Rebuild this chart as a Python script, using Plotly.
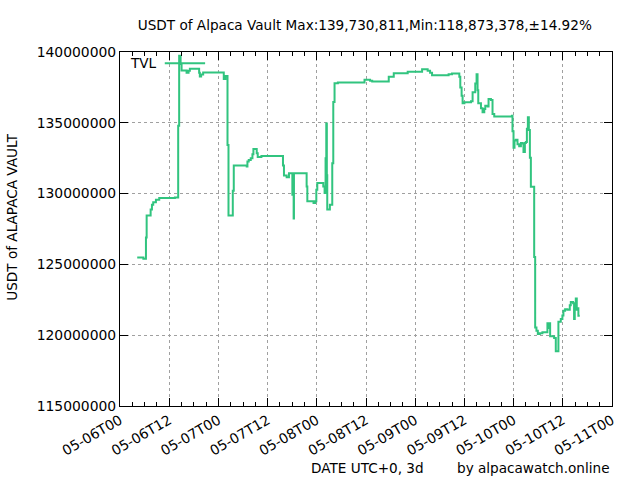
import pandas as pd
import plotly.graph_objects as go

# hours since 2022-05-06T00 (UTC) and TVL in millions of USDT
hours = [4.2, 5.7, 6.33, 6.5, 7.47, 7.79, 8.1, 8.76, 9.57, 13.39,
         14.19, 14.43, 14.78, 15.02, 16.24, 16.72, 17.04, 19.3, 19.47, 19.79,
         20.28, 25.31, 25.72, 26.22, 26.46, 27.51, 27.75, 30.91, 31.08, 31.4,
         31.89, 32.3, 32.54, 33.35, 33.59, 34.49, 39.75, 39.99, 40.65, 41.21,
         42.04, 42.18, 42.25, 42.35, 42.43, 45.52, 45.69, 47.2, 47.6, 47.88,
         48.12, 49.58, 49.9, 50.14, 50.31, 50.45, 50.55, 51.19, 51.77, 52.02,
         52.33, 53.14, 59.64, 61.0, 61.51, 65.55, 66.77, 70.17, 73.68, 75.04,
         75.63, 76.11, 80.15, 80.98, 82.76, 83.0, 83.32, 83.56, 84.0, 85.61,
         86.0, 86.65, 86.97, 87.21, 87.38, 88.04, 88.43, 88.85, 89.09, 89.65,
         89.89, 90.47, 90.86, 91.28, 95.59, 95.73, 95.98, 96.22, 96.56, 96.95,
         97.36, 97.78, 98.17, 98.41, 98.75, 98.99, 99.24, 99.48, 99.72, 99.97,
         100.21, 101.02, 101.26, 101.57, 101.91, 102.4, 103.03, 104.25, 104.49, 104.67,
         104.91, 105.88, 106.29, 106.93, 107.51, 107.9, 108.15, 108.56, 109.12, 109.7,
         109.95, 110.51, 110.75, 110.92, 111.17, 111.41, 111.56, 111.8, 112.14]

tvl_m = [125.48, 125.4, 126.9, 128.45, 128.87, 129.22, 129.39, 129.57, 129.69, 129.73,
         134.79, 139.73, 139.16, 138.69, 138.53, 138.67, 138.81, 138.53, 138.27, 138.41,
         138.55, 138.1, 138.3, 133.43, 128.45, 130.2, 131.98, 131.91, 132.26, 132.37,
         132.49, 132.78, 133.15, 132.85, 132.59, 132.66, 131.98, 131.28, 131.16, 131.44,
         129.92, 131.44, 129.92, 128.24, 131.44, 130.51, 129.46, 129.34, 129.46, 130.27,
         130.74, 130.51, 130.04, 132.5, 134.95, 131.3, 128.87, 129.22, 132.15, 136.47,
         137.8, 137.85, 138.04, 137.97, 137.92, 138.25, 138.5, 138.6, 138.79, 138.68,
         138.53, 138.36, 138.43, 138.48, 138.25, 137.5, 136.91, 136.38, 136.45, 136.52,
         137.15, 137.78, 138.43, 137.3, 136.38, 136.03, 135.74, 135.97, 136.21, 136.15,
         136.68, 136.61, 135.63, 135.44, 135.5, 134.41, 133.24, 133.75, 133.81, 133.48,
         133.34, 133.58, 133.53, 132.94, 133.58, 133.65, 134.58, 135.4, 134.5, 132.54,
         130.49, 125.53, 120.55, 120.32, 120.08, 120.13, 120.2, 120.85, 120.5, 120.85,
         119.92, 119.8, 118.87, 120.95, 121.14, 121.4, 121.72, 121.84, 121.8, 122.12,
         122.35, 122.25, 121.14, 122.2, 122.59, 121.8, 121.9, 121.37, 121.37]

start = pd.Timestamp("2022-05-06T00:00")
x = [start + pd.Timedelta(hours=h) for h in hours]
y = [v * 1e6 for v in tvl_m]

green = "#31c47f"
font = "DejaVu Sans"
fs = 13.6

fig = go.Figure()
fig.add_trace(go.Scatter(x=x, y=y, mode="lines", line_shape="hv",
                         line=dict(color=green, width=2), name="TVL",
                         showlegend=False))

fig.update_layout(
    width=640, height=480,
    margin=dict(l=120, r=28, t=52, b=74),
    paper_bgcolor="white", plot_bgcolor="white",
    font=dict(family=font, size=fs, color="black"),
    title=dict(text="USDT of Alpaca Vault Max:139,730,811,Min:118,873,378,±14.92%",
               x=0.57, xanchor="center", y=0.948, yanchor="middle",
               font=dict(size=fs), automargin=False),
    xaxis=dict(
        range=["2022-05-06T00:00", "2022-05-11T00:00"],
        dtick=12 * 3600 * 1000, tick0="2022-05-06T00:00",
        tickformat="%m-%dT%H", tickangle=-30, automargin=False,
        tickfont=dict(size=13.9),
        ticks="inside", ticklen=8, tickcolor="black",
        showline=True, linecolor="black", linewidth=1, mirror="ticks",
        showgrid=True, gridcolor="#a0a0a0", griddash="dot", gridwidth=1,
        minor=dict(dtick=3 * 3600 * 1000, ticks="inside", ticklen=4,
                   tickcolor="black", showgrid=False),
        zeroline=False,
    ),
    yaxis=dict(
        range=[115e6, 140e6], dtick=5e6, tickformat="d", automargin=False,
        tickfont=dict(size=13.9),
        ticks="inside", ticklen=8, tickcolor="black",
        showline=True, linecolor="black", linewidth=1, mirror="ticks",
        showgrid=True, gridcolor="#a0a0a0", griddash="dot", gridwidth=1,
        zeroline=False,
    ),
)

# y axis label placed like gnuplot's ylabel
fig.add_annotation(text="USDT of ALAPACA VAULT", xref="paper", yref="paper",
                   x=-0.22, y=0.534, xanchor="center", yanchor="middle",
                   textangle=-90, showarrow=False, font=dict(size=fs))

# gnuplot style key: text first, then line sample
fig.add_annotation(text="TVL", xref="paper", yref="paper", x=0.016, y=0.968,
                   xanchor="left", yanchor="middle", showarrow=False,
                   font=dict(size=fs))
fig.add_shape(type="line", xref="paper", yref="paper", x0=0.091, x1=0.173,
              y0=0.968, y1=0.968, line=dict(color=green, width=2))

fig.add_annotation(text="DATE UTC+0, 3d", xref="paper", yref="paper",
                   x=0.384, y=-0.175, xanchor="left", yanchor="middle",
                   showarrow=False, font=dict(size=fs))
fig.add_annotation(text="by alpacawatch.online", xref="paper", yref="paper",
                   x=1.0, y=-0.175, xanchor="right", yanchor="middle",
                   showarrow=False, font=dict(size=fs))

# drop the browser's default body margin so the 640x480 figure fills the window
fig.write_html("out.html", config={"displayModeBar": False},
               post_script="document.body.style.margin='0';")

##############################

Your task is to reproduce exactly the lines from the start of the data above through the line containing "111.56, 111.8, 112.14]", leaving every picture out.

● **Task response**:
Rebuild this chart as a Python script, using Plotly.
import pandas as pd
import plotly.graph_objects as go

# hours since 2022-05-06T00 (UTC) and TVL in millions of USDT
hours = [4.2, 5.7, 6.33, 6.5, 7.47, 7.79, 8.1, 8.76, 9.57, 13.39,
         14.19, 14.43, 14.78, 15.02, 16.24, 16.72, 17.04, 19.3, 19.47, 19.79,
         20.28, 25.31, 25.72, 26.22, 26.46, 27.51, 27.75, 30.91, 31.08, 31.4,
         31.89, 32.3, 32.54, 33.35, 33.59, 34.49, 39.75, 39.99, 40.65, 41.21,
         42.04, 42.18, 42.25, 42.35, 42.43, 45.52, 45.69, 47.2, 47.6, 47.88,
         48.12, 49.58, 49.9, 50.14, 50.31, 50.45, 50.55, 51.19, 51.77, 52.02,
         52.33, 53.14, 59.64, 61.0, 61.51, 65.55, 66.77, 70.17, 73.68, 75.04,
         75.63, 76.11, 80.15, 80.98, 82.76, 83.0, 83.32, 83.56, 84.0, 85.61,
         86.0, 86.65, 86.97, 87.21, 87.38, 88.04, 88.43, 88.85, 89.09, 89.65,
         89.89, 90.47, 90.86, 91.28, 95.59, 95.73, 95.98, 96.22, 96.56, 96.95,
         97.36, 97.78, 98.17, 98.41, 98.75, 98.99, 99.24, 99.48, 99.72, 99.97,
         100.21, 101.02, 101.26, 101.57, 101.91, 102.4, 103.03, 104.25, 104.49, 104.67,
         104.91, 105.88, 106.29, 106.93, 107.51, 107.9, 108.15, 108.56, 109.12, 109.7,
         109.95, 110.51, 110.75, 110.92, 111.17, 111.41, 111.56, 111.8, 112.14]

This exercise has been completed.